The Nordic Criminal Model (NCM), which was orginally called the Swedish model and is now being marketed as the “equality” model, criminalises sex work by targeting clients and third parties. This legislation makes buying commercial sexual services and various third-party activities like being a driver, receptionist or work collaegue against the law.

Althought this model claims to protect sex workers by not criminalising them it is important to note that it is not possible to criminalise one side of a commerical sexual service transcation without putting all parties involved at risk. This legal model forces sex workers into dangerous work situations, targets ethnic miniorities and migrants, and has negative ramifications for families. It has also led to the continued punitive policing and arrest of sex workers.

The NCM began in Sweden where it was based on 1995-1997 parliamentary committees which presumed “no prostitution can be said to be of a volunary nature. All sex workers are victims without personal agency”. The Swedish government at the time was duped by partiarchical power structures and therefore purposely ignored the rights of sex workers, who are predominaently women. As an Amnesty International representative stated for the 2016 SA Parliamentary Committee into sex work law reform: “laws against buying sex and against the organisation of sex work can actually harm sex workers, and that’s often missed when talking about the Nordic model.”

A 2014 Norwegian Government’s Ministry of Justice report found that the Nordic Criminal Model legislation did not decrease demand for commercial sexual services. It had however, created a buyers market where violence against sex workers increased.

What Happens Under the NCM?

Under the Nordic Criminal Model sex workers are unable to access their human rights to autonomy and agency, face barriers to reporting crimes, are at a greater risk of violence and are entrapped by police.

Under the NCM legislation in Oslo, Norway, sex workers were targeted by police in “Operation Homeless”. Police would either entrap workers or use information provided when workers reported a crime to locate the sex worker’s address. The police then threatened the landlord with criminal charges if they did not evict the sex worker immediately or, if the sex worker owned the properity, they would arrest and charge the sex worker.
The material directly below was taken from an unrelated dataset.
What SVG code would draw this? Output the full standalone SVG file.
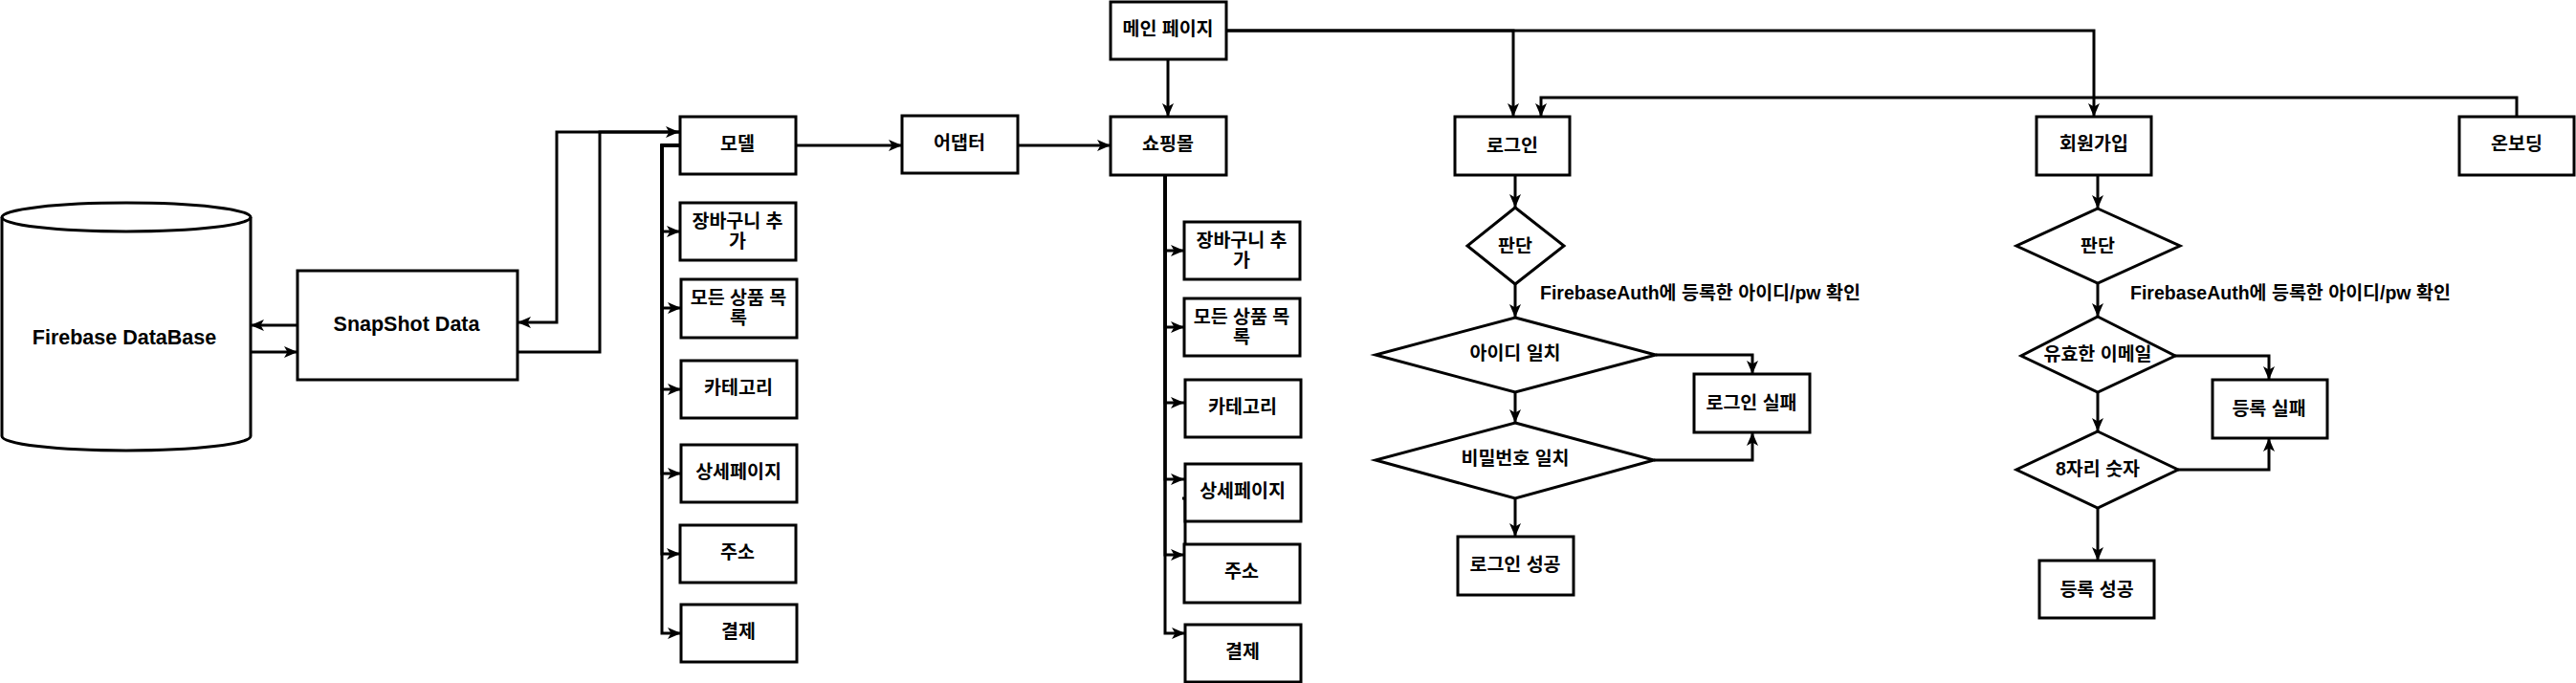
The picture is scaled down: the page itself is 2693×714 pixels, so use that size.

Once a worker was listed as an evicted sex worker, it became very difficult to find new housing (Ulla Bjørndahl Oslo 2012). It is illegal in Sweden to rent a room to a sex worker. If they own their own home, it can be seized if used for sex work. 

Sex workers continue to experience high levels of stigma and discrimination under the NCM. This legislation was specifically intentioned to increase stigma as this was seen as a positive result that would deter people from entering the industry. (Skarhed 2010).

Part of the Nordic Criminal Model is to criminalise sex workers working together. This is a key strategy used by sex workers for safety but under NCM it is seen as “benefiting from the proceeds of prostitution”. In Norway and Sweden this particular law can also criminalise sex workers’ partners and any adult children living with them (Chu and Glass 2013-14).

Shifting criminalisation to clients means that there are less safe clients. Clients that intend to abuse or assault sex workers and who are aggressive or dangerous, especially those who are purchasing sex on the street are more likely to seek services knowning sex workers are unlikely to report crimes (UNAIDS 2009, ScotPEP 2015).

A raft of laws within the Nordic Criminal Models employed in Norway, France, Canada and Sweden are used to unjustifiable remove sex worker’s children and deport migrant workers (Amnesty International 2015).

In Ireland, about a year after the NCM was enacted 55 people had been arrested for sex work-related charges. Only 2 of these arrests were clients. The rest? Sex workers charged for working together, using a receptionist, renting a unit or just for advertising a service.